Why I believe in psychic surgery

(Part two)

One of the things that Western investigators fail to notice is the context of the healing activity of the so-called faith healers and psychic surgeons of the Philippines. Almost all the faith healers I have observed (over 35 of them) are members of a local religious group called the Union Espiritista Cristiana de Filipinas (or the Union of Christian Spiritists of the Philippines) based in Quezon City, but with thousands of members, mainly from Central Luzon, Bulacan, Pangasinan, Baguio and the Ilocos Region.

Various types of healing, including psychic surgery, were originally part of the Sunday religious service. A medium gives instructions from the spirit world on what to do. The group teaches members how to become mediums and healers. There are many types of mediums.

Some become prophets and make predictions. Others become evangelists and extremely few become psychic surgeons. According to this group, a person does not become a psychic surgeon (or medium operador) by choice, but the spirit chooses him or her. Members of this group are not allowed to accept money for their healing services. But if tempted to accept money, he or she had to resign and establish their own spiritist church.

Most members of the espiritista religion originally come from the rural areas and have little education, but later, there were a few individuals from the upper middle class and professionals who joined the organizations.

Biased views

Cutting the flesh with knives, like what Brazilian healers do, is possible, but doing this with one’s bare hands, taking out diseased tissues and tumors, is impossible. That is why Brazilian healers are more believed than Filipino psychic surgeons.

Just to show you how biased an opinion of the Western mind is when it comes to things that they do not understand, consider the following definition of psychic surgery from the internet:

“Psychic surgery is a pseudoscientific medical fraud in which practitioners create the illusion of performing surgery with their bare hands and use sleight-of-hand, fake blood and animal parts to convince the patient that diseased tissues have been removed and the incision has spontaneously healed.”

Notice that the words “fraud,” “sleight-of-hand” and “fake blood” are already included in the definition of psychic surgery. There is already a conclusion that the process is a complete sham or trickery.

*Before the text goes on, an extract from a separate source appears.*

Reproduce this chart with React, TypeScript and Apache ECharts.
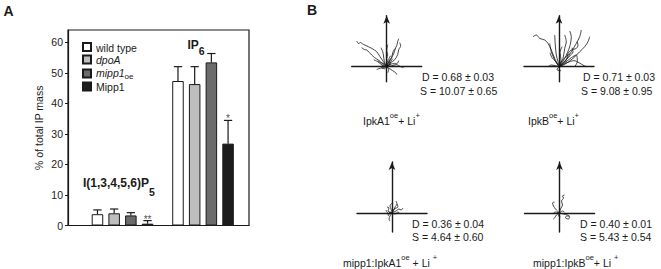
import React, { useEffect, useRef } from 'react';
import * as echarts from 'echarts';

// ---------- Panel A data ----------
const groups = ['I(1,3,4,5,6)P5', 'IP6'];
const seriesNames = ['wild type', 'dpoA', 'mipp1oe', 'Mipp1'];
const wildType = [3.7, 47.3];
const wildTypeErr = [1.4, 4.7];
const dpoA = [4.0, 46.3];
const dpoAErr = [1.4, 5.7];
const mipp1oe = [3.3, 53.4];
const mipp1oeErr = [0.9, 2.9];
const mipp1 = [0.6, 26.8];
const mipp1Err = [1.0, 7.6];
const wildTypeSig = ['', ''];
const dpoASig = ['', ''];
const mipp1oeSig = ['', ''];
const mipp1Sig = ['**', '*'];
const yTicks = [0, 10, 20, 30, 40, 50, 60];

// ---------- Panel B data (cell tracks, relative to start point) ----------
const tracksIpkA1: number[][][] = [
  [[0, 0], [-3.3, 5], [-6.7, 10], [-10, 15], [-15, 18.3], [-18.3, 20], [-23.3, 22.3], [-26.7, 24.3], [-28, 23], [-30, 25.7]],
  [[0, 0], [-4, 3], [-8.3, 6.7], [-12, 9], [-15, 11.7], [-20, 16.7], [-22, 17], [-25, 19]],
  [[0, 0], [-2.3, 5], [-3.3, 11.7], [-4, 15], [-5.7, 19]],
  [[0, 0], [2, 5], [4, 8], [6, 11], [8, 16], [9, 19], [10, 21], [11, 25], [12, 28]],
  [[0, 0], [4, 4], [8, 7], [11, 12], [12, 17], [14, 21], [13, 24]],
  [[0, 0], [2, 4], [5, 9], [6, 14], [8, 18]],
  [[0, 0], [1, 4], [0, 8], [1, 12], [0, 16], [1, 22]],
  [[0, 0], [3, 2], [4, 5], [6, 8]],
  [[0, 0], [5, 1], [10, 2], [14, 0], [17, -1]],
  [[0, 0], [3, -2], [6, -4], [9, -6], [10, -8]],
  [[0, 0], [-4, -1], [-8, -2], [-10, -3]],
  [[0, 0], [-3, 3], [-6, 4], [-9, 6]],
  [[0, 0], [2, -3], [1, -6]],
  [[0, 0], [6, 3], [10, 3], [12, 6]],
  [[0, 0], [-2, -2], [-5, -1], [-4, 2]],
  [[0, 0], [-5, 2], [-9, 5], [-13, 7]],
  [[0, 0], [3, 3], [2, 7], [4, 11]],
];

const tracksIpkB: number[][][] = [
  [[0, 0], [-4.3, 8.3], [-7.7, 16.7], [-11, 23.3], [-14.3, 26.7], [-19.3, 28.3], [-22.7, 31.7], [-26, 30]],
  [[0, 0], [-4.3, 6.7], [-7.7, 15], [-9.3, 23.3]],
  [[0, 0], [-1, 5], [-2.7, 11.7], [-3.7, 21.7], [-4.3, 31.7]],
  [[0, 0], [4, 8.3], [5.7, 18.3], [7.3, 25], [5.7, 31.7]],
  [[0, 0], [5.7, 8.3], [10.7, 20], [12.3, 30], [10.7, 35.7]],
  [[0, 0], [5.7, 5], [12.3, 15], [17.3, 23.3], [20.7, 30], [22.3, 36.7]],
  [[0, 0], [5.7, 2.3], [14, 8.3], [20.7, 15], [25.7, 20], [29, 25], [30.7, 30]],
  [[0, 0], [7.3, 6.7], [9, 13.3], [12.3, 16.7], [17.3, 18.3], [19, 21.7], [18, 25]],
  [[0, 0], [6, 4], [12.3, 9], [17.3, 11.7], [18.3, 5], [15.7, 0]],
  [[0, 0], [8, 4], [15, 6], [20, 4], [25, 1], [28, 0]],
  [[0, 0], [-4, 1], [-7.7, 1.7], [-11, 0]],
  [[0, 0], [-3, 5], [-7, 9], [-9, 14]],
  [[0, 0], [3, 6], [8, 11], [11, 13]],
  [[0, 0], [-2, -3], [2, -4]],
  [[0, 0], [2, 7], [1, 14], [3, 20]],
  [[0, 0], [10, 10], [14, 15], [13, 19]],
];

const tracksMippIpkA1: number[][][] = [
  [[0, 0], [2, 3], [3, 6], [5, 9], [4, 12]],
  [[0, 0], [-1, 4], [-2, 7], [0, 10]],
  [[0, 0], [4, 2], [7, 4], [9, 3], [11, 5]],
  [[0, 0], [3, -1], [6, 1], [8, -1]],
  [[0, 0], [-3, -1], [-5, 1], [-6, 3]],
  [[0, 0], [-2, -3], [-3, -6], [-2, -8]],
  [[0, 0], [-4, 2], [-3, 5], [-5, 6]],
  [[0, 0], [2, 4], [6, 6], [5, 9]],
  [[0, 0], [-2, 1], [-4, -2], [-3, -3]],
];

const tracksMippIpkB: number[][][] = [
  [[0, 0], [-2, 2], [-4, 4], [-6, 7], [-7, 10], [-5, 11]],
  [[0, 0], [1, 4], [3, 8], [2, 12], [4, 15], [3, 17], [5, 18]],
  [[0, 0], [4, -1], [8, -2], [10, -4], [9, -6], [6, -5], [7, -3], [10, -3]],
  [[0, 0], [-3, -2], [-5, -5], [-6, -6]],
  [[0, 0], [-4, 1], [-6, 0]],
  [[0, 0], [3, 2], [5, 1]],
  [[0, 0], [-1, -3], [1, -4]],
];

const trackStats = [
  ['D = 0.68 ± 0.03', 'S = 10.07 ± 0.65'],
  ['D = 0.71 ± 0.03', 'S = 9.08 ± 0.95'],
  ['D = 0.36 ± 0.04', 'S = 4.64 ± 0.60'],
  ['D = 0.40 ± 0.01', 'S = 5.43 ± 0.54'],
];

const FONT = 'Liberation Sans, Arial, Helvetica, sans-serif';
const INK = '#1a1a1a';

const barColors = ['#ffffff', '#bebebe', '#6b6b6b', '#1c1c1c'];
const values = [wildType, dpoA, mipp1oe, mipp1];
const errors = [wildTypeErr, dpoAErr, mipp1oeErr, mipp1Err];
const sigs = [wildTypeSig, dpoASig, mipp1oeSig, mipp1Sig];

const BAR_W = 0.143; // fraction of band
const BAR_GAP = 0.45; // fraction of bar width
const GRID_A = { left: 68, top: 30, width: 181, height: 195.5 };
const X_MIN = -0.677;
const X_MAX = 1.571;

// layout of the four track plots
const trackPlots = [
  { tracks: tracksIpkA1, cx: 386.7, cy: 66.7, down: 15, up: 51 },
  { tracks: tracksIpkB, cx: 559, cy: 66.7, down: 15, up: 51 },
  { tracks: tracksMippIpkA1, cx: 392, cy: 213, down: 19, up: 51 },
  { tracks: tracksMippIpkB, cx: 559.5, cy: 213, down: 19, up: 51 },
];
const HALF_W = 35;

function buildOption() {
  const grids: any[] = [
    { ...GRID_A, show: true, borderColor: INK, borderWidth: 1.2, backgroundColor: 'transparent' },
  ];
  const xAxes: any[] = [
    {
      gridIndex: 0, type: 'value', min: X_MIN, max: X_MAX,
      axisLine: { show: true, onZero: false, lineStyle: { color: INK, width: 1.2 } },
      axisTick: { show: false }, axisLabel: { show: false }, splitLine: { show: false },
    },
  ];
  const yAxes: any[] = [
    {
      gridIndex: 0, type: 'value', min: 0, max: 64, interval: 10,
      name: '% of total IP mass', nameLocation: 'middle', nameGap: 24,
      nameTextStyle: { fontFamily: FONT, fontSize: 10.5, color: INK },
      axisLine: { show: true, onZero: false, lineStyle: { color: INK, width: 1.2 } },
      axisTick: { show: true, inside: false, length: 3, customValues: yTicks, lineStyle: { color: INK, width: 1 } },
      axisLabel: { show: true, margin: 5, customValues: yTicks, fontFamily: FONT, fontSize: 10.5, color: INK },
      splitLine: { show: false },
    },
  ];
  const series: any[] = [];

  seriesNames.forEach((name, si) => {
    series.push({
      name, type: 'bar', xAxisIndex: 0, yAxisIndex: 0,
      barWidth: (BAR_W * 100) + '%', barGap: (BAR_GAP * 100) + '%',
      itemStyle: { color: barColors[si], borderColor: INK, borderWidth: 1 },
      data: groups.map((_, gi) => [gi, values[si][gi]]),
      z: 2,
    });
  });

  const errRows: any[] = [];
  seriesNames.forEach((_, si) => {
    groups.forEach((__, gi) => {
      errRows.push([gi, values[si][gi], errors[si][gi], si]);
    });
  });
  series.push({
    type: 'custom', xAxisIndex: 0, yAxisIndex: 0, z: 5,
    itemStyle: { color: INK },
    encode: { x: 0, y: 1 },
    data: errRows,
    renderItem: (params: any, api: any) => {
      const [gi, v, e, si] = errRows[params.dataIndex];
      const band = api.size([1, 0])[0];
      const bw = band * BAR_W;
      const step = bw * (1 + BAR_GAP);
      const off = (si - (seriesNames.length - 1) / 2) * step;
      const p0 = api.coord([gi, v]);
      const p1 = api.coord([gi, v + e]);
      const x = p0[0] + off;
      const cap = bw * 0.36;
      return {
        type: 'group',
        children: [
          { type: 'line', shape: { x1: x, y1: p0[1], x2: x, y2: p1[1] }, style: { stroke: INK, lineWidth: 1.2 } },
          { type: 'line', shape: { x1: x - cap, y1: p1[1], x2: x + cap, y2: p1[1] }, style: { stroke: INK, lineWidth: 1.2 } },
        ],
      };
    },
    silent: true,
  });

  // significance markers above the error bars
  const bandPx = GRID_A.width / (X_MAX - X_MIN);
  const stepPx = bandPx * BAR_W * (1 + BAR_GAP);
  seriesNames.forEach((_, si) => {
    const pts = groups
      .map((__, gi) => ({ value: [gi, values[si][gi] + errors[si][gi]], sig: sigs[si][gi] }))
      .filter((p) => p.sig);
    if (!pts.length) return;
    series.push({
      type: 'scatter', xAxisIndex: 0, yAxisIndex: 0, symbol: 'circle', symbolSize: 1, silent: true, z: 6,
      itemStyle: { color: 'rgba(0,0,0,0)' },
      data: pts.map((p) => ({ value: p.value, sig: p.sig })),
      label: {
        show: true, position: 'top', distance: 0,
        offset: [(si - (seriesNames.length - 1) / 2) * stepPx, 4],
        formatter: (p: any) => p.data.sig,
        fontFamily: FONT, fontSize: 10, color: INK,
      },
    });
  });

  trackPlots.forEach((tp, k) => {
    const gi = k + 1;
    grids.push({ left: tp.cx - HALF_W, top: tp.cy - tp.up, width: HALF_W * 2, height: tp.up + tp.down });
    xAxes.push({
      gridIndex: gi, type: 'value', min: -HALF_W, max: HALF_W,
      axisLine: { show: true, onZero: true, lineStyle: { color: INK, width: 1.4 } },
      axisTick: { show: false }, axisLabel: { show: false }, splitLine: { show: false },
    });
    yAxes.push({
      gridIndex: gi, type: 'value', min: -tp.down, max: tp.up,
      axisLine: { show: true, onZero: true, symbol: ['none', 'arrow'], symbolSize: [5, 8], lineStyle: { color: INK, width: 1.4 } },
      axisTick: { show: false }, axisLabel: { show: false }, splitLine: { show: false },
    });
    tp.tracks.forEach((tr) => {
      series.push({
        type: 'line', xAxisIndex: gi, yAxisIndex: gi, data: tr, showSymbol: false, symbol: 'none',
        smooth: 0.3, lineStyle: { color: '#151515', width: 0.8 }, silent: true, z: 3,
      });
    });
  });

  const statsX = [422, 583, 412, 580];
  const statsY = [[77, 90.5], [77, 90.5], [223.5, 236.5], [223.5, 236.5]];
  const graphic: any[] = [
    { type: 'text', x: 8.5, y: 11, style: { text: 'A', fontFamily: FONT, fontSize: 14, fontWeight: 'bold', fill: INK, align: 'center', verticalAlign: 'middle' } },
    { type: 'text', x: 312, y: 10, style: { text: 'B', fontFamily: FONT, fontSize: 14, fontWeight: 'bold', fill: INK, align: 'center', verticalAlign: 'middle' } },
    {
      type: 'text', x: 83, y: 177,
      style: {
        text: '{m|I(1,3,4,5,6)P}{s|5}', fontFamily: FONT, fill: INK, verticalAlign: 'top',
        rich: {
          m: { fontFamily: FONT, fontSize: 12, fontWeight: 'bold', lineHeight: 14, verticalAlign: 'top', fill: INK },
          s: { fontFamily: FONT, fontSize: 10.5, fontWeight: 'bold', lineHeight: 20, verticalAlign: 'bottom', fill: INK },
        },
      },
    },
    {
      type: 'text', x: 187.5, y: 39,
      style: {
        text: '{m|IP}{s|6}', fontFamily: FONT, fill: INK, verticalAlign: 'top',
        rich: {
          m: { fontFamily: FONT, fontSize: 12, fontWeight: 'bold', lineHeight: 14, verticalAlign: 'top', fill: INK },
          s: { fontFamily: FONT, fontSize: 10.5, fontWeight: 'bold', lineHeight: 17, verticalAlign: 'bottom', fill: INK },
        },
      },
    },
  ];
  trackStats.forEach((st, k) => {
    st.forEach((line, j) => {
      graphic.push({
        type: 'text', x: statsX[k] - (j === 1 && k < 2 ? 2 : 0), y: statsY[k][j],
        style: { text: line, fontFamily: FONT, fontSize: 10.5, fill: INK, align: 'left', verticalAlign: 'middle' },
      });
    });
  });
  const supRich = {
    n: { fontFamily: FONT, fontSize: 10.5, lineHeight: 15, verticalAlign: 'bottom', fill: INK },
    p: { fontFamily: FONT, fontSize: 7.5, lineHeight: 9, verticalAlign: 'top', fill: INK },
  };
  const plotLabels = [
    { text: '{n|IpkA1}{p|oe}{n|+ Li}{p|+}', x: 363, y: 120 },
    { text: '{n|IpkB}{p|oe}{n|+ Li}{p|+}', x: 528, y: 120 },
    { text: '{n|mipp1:IpkA1}{p|oe}{n| + Li }{p|+}', x: 343, y: 262 },
    { text: '{n|mipp1:IpkB}{p|oe}{n|+ Li }{p|+}', x: 533, y: 262 },
  ];
  plotLabels.forEach((pl) => {
    graphic.push({
      type: 'text', x: pl.x, y: pl.y - 9,
      style: { text: pl.text, fontFamily: FONT, fill: INK, verticalAlign: 'top', rich: supRich },
    });
  });

  return {
    animation: false,
    backgroundColor: '#ffffff',
    textStyle: { fontFamily: FONT },
    grid: grids,
    xAxis: xAxes,
    yAxis: yAxes,
    legend: {
      data: seriesNames, orient: 'vertical', left: 77, top: 37,
      itemWidth: 8, itemHeight: 8, itemGap: 1.5, icon: 'rect', selectedMode: false,
      formatter: (name: string) => {
        if (name === 'dpoA') return '{i|dpoA}';
        if (name === 'mipp1oe') return '{i|mipp1}{s|oe}';
        return '{r|' + name + '}';
      },
      textStyle: {
        fontFamily: FONT, fontSize: 10.5, color: INK, lineHeight: 10,
        rich: {
          r: { fontFamily: FONT, fontSize: 10.5, lineHeight: 10, verticalAlign: 'top', color: INK },
          i: { fontFamily: FONT, fontSize: 10.5, fontStyle: 'italic', lineHeight: 10, verticalAlign: 'top', color: INK },
          s: { fontFamily: FONT, fontSize: 8, lineHeight: 13, verticalAlign: 'bottom', color: INK },
        },
      },
    },
    graphic,
    series,
  };
}

export default function App() {
  const ref = useRef<HTMLDivElement>(null);
  useEffect(() => {
    if (!ref.current) return;
    const chart = echarts.init(ref.current, undefined, { renderer: 'svg' });
    chart.setOption(buildOption() as any);
    return () => chart.dispose();
  }, []);
  return (
    <div
      ref={ref}
      style={{ position: 'fixed', left: 0, top: 0, width: 661, height: 269, background: '#fff' }}
    />
  );
}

But as the Indian guru and philosopher Jiddu Krishnamurti pointed out, “When thinking starts with a conclusion, thinking stops.”

European investigators and researchers looking into the phenomenon of Philippine psychic surgery seem to be more objective and open-minded than their American counterparts.

According to Dr. Hans Naegeli, Swiss psychiatrist, although some of the Filipino psychic surgeons may have indulged in trickery and deception, not all the operations or interventions done by those healers can be explained as mere trickery.

No fraud

“In fact,” continued Naegeli, “throughout my years of observations of these healers, I have never personally witnessed a fraud being committed by a healer.”

Naegeli was a member of a group of scientists, engineers and physicians mostly from Europe who conducted some of the most thorough and objective analyses of the phenomena of faith healing and psychic surgery in the Philippines. When they first published the report of their observations in 1973, they were bitterly criticized by the scientific and medical communities in Europe.

“They considered me a fool for believing in the power of faith healers.” Naegeli told me during an interview at his hotel in Manila. “But that does not matter. They are beginning to change their views now because we have the proof.”

I agree completely with Naegeli, because I also believe in the reality of psychic surgery based on laboratory proof in at least three cases: my own prostate gland operation, which was confirmed by ultrasound before and after operation; a lymph node excision confirmed by the laboratory at the University of Santo Tomas Hospital; and a broken splinter of bone that was restored to its place and confirmed by X-ray before and after the psychic surgery.

If you say that all crows are black, all I have to do is produce one white crow to demolish the argument. In the case of psychic surgery, there is not one but hundreds of instances of proof that it is real.